A las diez, los criados corrieron a la puerta al oír las campanillas del coche del anciano Príncipe. El príncipe Andrés y Pedro salieron también al portal.

- ¿Quién es? - preguntó el viejo Príncipe al descender del carruaje y darse cuenta de la presencia de Pedro-. ¡Ah! ¡Me alegro mucho! ¡Abrázame! - dijo reconociéndolo.

El anciano Príncipe estaba de buen humor y dispensó a Pedro una excelente acogida.

Antes de cenar, el príncipe Andrés volvió al gabinete de su padre, y le encontró discutiendo animadamente con Pedro. Éste demostraba que llegaría una época en que no habría guerra.

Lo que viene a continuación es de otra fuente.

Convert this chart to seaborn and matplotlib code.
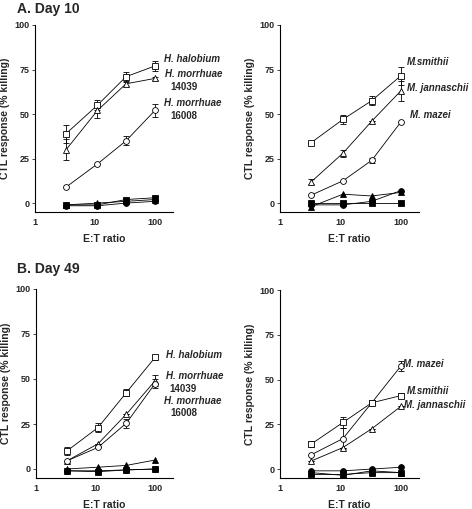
import numpy as np
import pandas as pd
import matplotlib
matplotlib.use("Agg")
import matplotlib.pyplot as plt
import seaborn as sns

sns.set_theme(style="ticks")
plt.rcParams['font.family'] = ['Liberation Sans', 'DejaVu Sans']
plt.rcParams['font.weight'] = 'bold'

et_ratio = [3.3, 11, 33, 100]

# Panel A left (Day 10, halobacteria)
a_hal = [39, 55, 71, 77];      a_hal_err = [5, 3, 2.5, 3]
a_m14 = [30, 52, 67, 70];      a_m14_err = [6, 4, 1, 1]
a_m16 = [9, 22, 35, 52];       a_m16_err = [0, 0, 2.5, 3.5]
a_c1 = [-1, -1, 2, 3]          # filled square
a_c2 = [-1, 0, 1, 2]           # filled triangle
a_c3 = [-1.5, -1.5, 0, 1]      # filled circle

# Panel A right (Day 10, methanogens)
ar_smi = [34, 47, 57.5, 71.5]; ar_smi_err = [0, 2.5, 2.5, 5]
ar_jan = [12, 28, 46, 63];     ar_jan_err = [1.5, 2, 0, 5.5]
ar_maz = [4.5, 12.5, 24, 45.5]; ar_maz_err = [0, 0, 1.5, 0]
ar_c1 = [0, 0, 0, 0]           # filled square
ar_c2 = [-2, 5, 4, 6]          # filled triangle
ar_c3 = [-1, -1, 1, 7]         # filled circle

# Panel B left (Day 49, halobacteria)
b_hal = [10, 23, 42.5, 62];    b_hal_err = [2, 2.5, 2, 1.5]
b_m14 = [4.5, 14, 30.5, 49];   b_m14_err = [0, 0, 0, 3]
b_m16 = [4.5, 12, 25.5, 47.5]; b_m16_err = [0, 0, 2.5, 2.5]
b_c1 = [-1, -1.5, -0.5, 0]     # filled square
b_c2 = [0, 1, 2, 5]            # filled triangle
b_c3 = [-1, -1, -0.5, 0]       # filled circle

# Panel B right (Day 49, methanogens)
br_maz = [8, 17, 37, 57.5];    br_maz_err = [0, 6, 1.5, 3]
br_smi = [14, 26, 37, 41];     br_smi_err = [1.5, 3, 1.5, 1.5]
br_jan = [4.5, 12, 22.5, 35];  br_jan_err = [0, 0, 0, 0]
br_c1 = [-3, -3, -2, -2]       # filled square
br_c2 = [-2, -3.5, -1, -2]     # filled triangle
br_c3 = [-1, -1, 0, 1]         # filled circle

y_ticks = [0, 25, 50, 75, 100]
x_ticks = [1, 10, 100]
x_ticklabels = ["1", "10", "100"]

fig = plt.figure(figsize=(4.72, 5.09), dpi=100)
axes_pos = [
    [35/472, 1-212/509, 138/472, 187/509],
    [280/472, 1-212/509, 139/472, 187/509],
    [36/472, 1-478/509, 137/472, 189/509],
    [280/472, 1-478/509, 139/472, 188/509],
]

def draw(ax, series, labels):
    for vals, err, marker, filled in series:
        df = pd.DataFrame({"x": et_ratio, "y": vals})
        sns.lineplot(data=df, x="x", y="y", ax=ax, color="black", lw=0.6,
                     marker=marker, markersize=4.2 if marker != 's' else 4.0,
                     markerfacecolor="black" if filled else "white",
                     markeredgecolor="black", markeredgewidth=0.6, zorder=3)
        if err is not None:
            ax.errorbar(et_ratio, vals, yerr=err, fmt='none', ecolor='black',
                        elinewidth=0.6, capsize=2, capthick=0.6, zorder=2)
    ax.set_xscale('log')
    ax.set_xlim(1, 200)
    ax.set_ylim(-5, 100)
    ax.set_yticks(y_ticks)
    ax.set_xticks(x_ticks)
    ax.set_xticklabels(x_ticklabels)
    ax.minorticks_off()
    ax.tick_params(axis='y', labelsize=6.5, length=2, width=0.6, pad=2)
    ax.tick_params(axis='x', labelsize=6.5, length=0, pad=4)
    for t in ax.get_xticklabels() + ax.get_yticklabels():
        t.set_fontweight('bold')
    ax.set_xlabel("E:T ratio", fontsize=7.5, fontweight='bold', labelpad=5)
    ax.set_ylabel("CTL response (% killing)", fontsize=7.5, fontweight='bold', labelpad=3)
    sns.despine(ax=ax)
    for s in ['left', 'bottom']:
        ax.spines[s].set_linewidth(0.8)
        ax.spines[s].set_color('black')
    for txt, x, y, style, ha in labels:
        ax.text(x, y, txt, fontsize=7, fontweight='bold', fontstyle=style,
                ha=ha, va='center', clip_on=False)

ax1 = fig.add_axes(axes_pos[0])
draw(ax1, [(a_hal, a_hal_err, 's', False), (a_m14, a_m14_err, '^', False),
           (a_m16, a_m16_err, 'o', False), (a_c1, None, 's', True),
           (a_c2, None, '^', True), (a_c3, None, 'o', True)],
     [("H. halobium", 140, 81, 'italic', 'left'),
      ("H. morrhuae", 145, 72.5, 'italic', 'left'),
      ("14039", 300, 65, 'normal', 'center'),
      ("H. morrhuae", 140, 56, 'italic', 'left'),
      ("16008", 300, 49, 'normal', 'center')])

ax2 = fig.add_axes(axes_pos[1])
draw(ax2, [(ar_smi, ar_smi_err, 's', False), (ar_jan, ar_jan_err, '^', False),
           (ar_maz, ar_maz_err, 'o', False), (ar_c1, None, 's', True),
           (ar_c2, None, '^', True), (ar_c3, None, 'o', True)],
     [("M.smithii", 125, 79, 'italic', 'left'),
      ("M. jannaschii", 125, 64.5, 'italic', 'left'),
      ("M. mazei", 140, 49.5, 'italic', 'left')])

ax3 = fig.add_axes(axes_pos[2])
draw(ax3, [(b_hal, b_hal_err, 's', False), (b_m14, b_m14_err, '^', False),
           (b_m16, b_m16_err, 'o', False), (b_c1, None, 's', True),
           (b_c2, None, '^', True), (b_c3, None, 'o', True)],
     [("H. halobium", 150, 63.5, 'italic', 'left'),
      ("H. morrhuae", 150, 51.5, 'italic', 'left'),
      ("14039", 300, 44.5, 'normal', 'center'),
      ("H. morrhuae", 140, 38, 'italic', 'left'),
      ("16008", 300, 31, 'normal', 'center')])

ax4 = fig.add_axes(axes_pos[3])
draw(ax4, [(br_maz, br_maz_err, 'o', False), (br_smi, br_smi_err, 's', False),
           (br_jan, br_jan_err, '^', False), (br_c1, None, 's', True),
           (br_c2, None, '^', True), (br_c3, None, 'o', True)],
     [("M. mazei", 110, 58.5, 'italic', 'left'),
      ("M.smithii", 125, 43.5, 'italic', 'left'),
      ("M. jannaschii", 115, 35.5, 'italic', 'left')])

fig.text(17/472, 1-9/509, "A. Day 10", fontsize=10, fontweight='bold', va='center', ha='left')
fig.text(17/472, 1-269/509, "B. Day 49", fontsize=10, fontweight='bold', va='center', ha='left')

fig.savefig("out.png", dpi=100)
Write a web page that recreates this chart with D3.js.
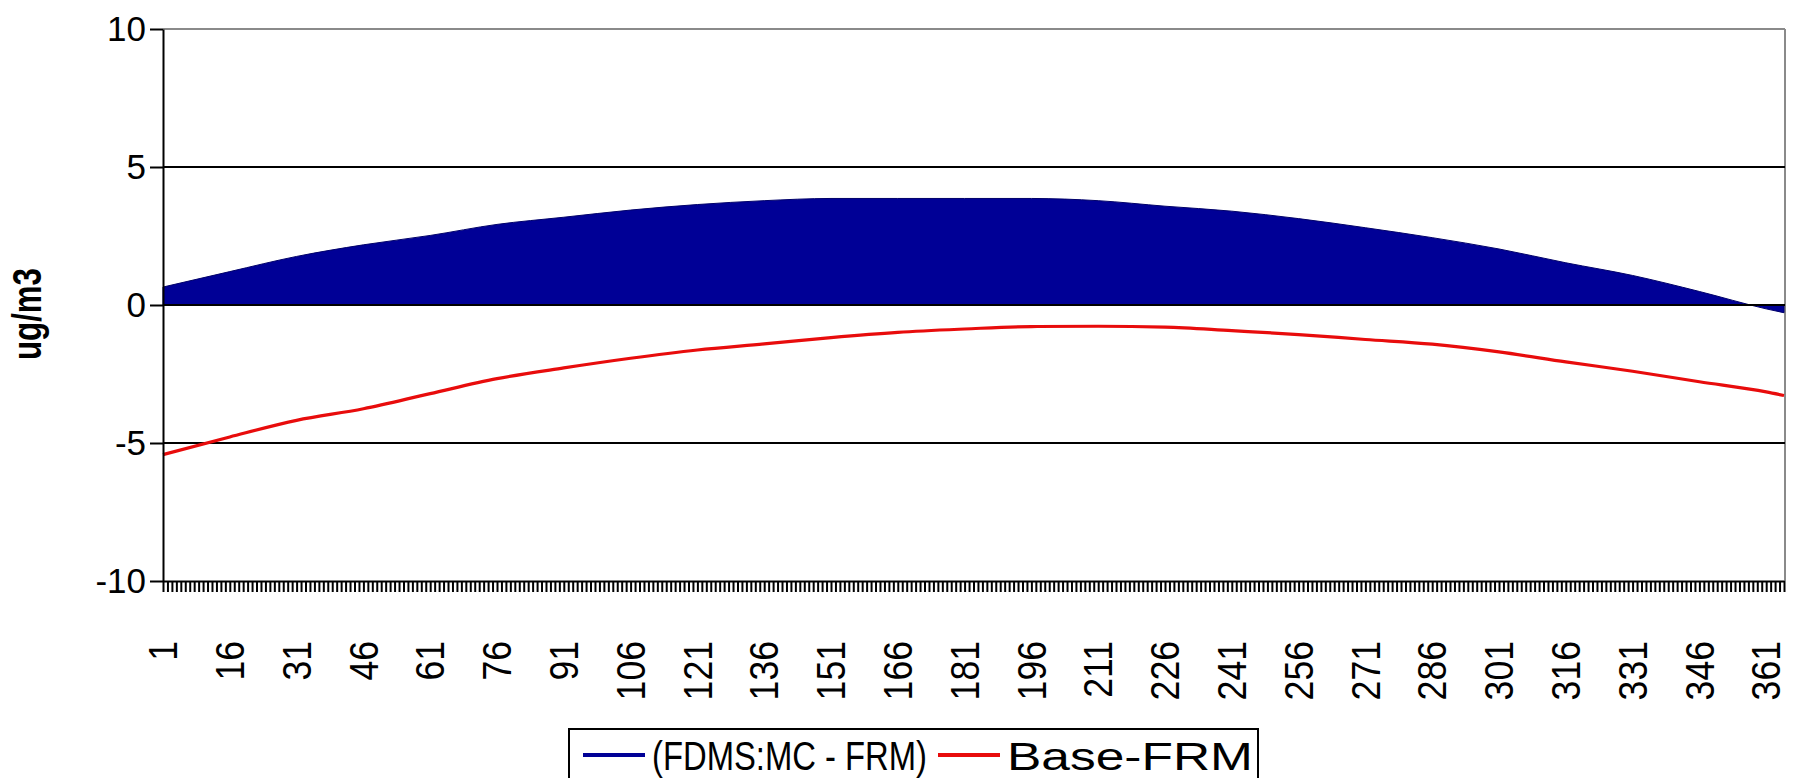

El anciano se reía, pero discutía sin excitarse.

-Deja correr la sangre de las venas, cámbiala por agua y entonces sí que habrán terminado las guerras. Habladurías de mujeres, habladurías de mujeres - añadió, pero golpeó amistosamente el hombro de Pedro, y se acercó a la mesa donde estaba el príncipe Andrés, que, evidentemente, no quería mezclarse en la conversación y ojeaba los papeles que su padre había traído de la ciudad. El viejo Príncipe se acercó a él y empezó a hablar de sus cosas.

- El representante de la nobleza, el conde Rostov, no ha proporcionado ni la mitad de los hombres. Ha venido a verme y quería invitarme a comer. ¡Buena comida ha tenido…! Toma, mira este papel…

- ¡Bueno, querido! - dijo el príncipe Nicolás Andreievitch a su hijo dando un golpecito en el hombro de Pedro -, tu amigo es un buen muchacho, ¡me gusta mucho!, ¡me excita! Hay gente que habla muy cuerdamente pero que uno no desea escuchar; él dice sandeces y me excita, a mí, a un viejo. ¡Vaya! Id abajo, quizá cene con vosotros. Volveremos a discutir. Trata bien a mi boba, la princesa María - gritó a Pedro desde la puerta.

Pedro, hasta entonces, en Lisia-Gori, no apreció toda la fuerza y todo el encanto de su amistad con el príncipe Andrés. Este encanto se exteriorizaba más en el trato con la familia del Príncipe que en las relaciones con el mismo príncipe Andrés. Pedro consideróse súbitamente como una antigua amistad del viejo y severo Príncipe y de la dulce y tímida princesa María, a pesar de que casi no los conocía. Todos le amaban ya. No solamente la princesa María lo miraba con ojos amorosos, sino que hasta el pequeño príncipe Nicolás, como le llamaba el abuelo, sonreía a Pedro y quería ser llevado por él en brazos. Mikhail Ivanitch y mademoiselle Bourienne lo miraban con alegre sonrisa mientras hablaba con el viejo Príncipe.

El Príncipe bajó a cenar. Evidentemente, lo hacía por Pedro. Durante los dos días que Pedro pasó en Lisia-Gori lo trató muy afectuosamente y le invitó a pasar algunos ratos en su gabinete.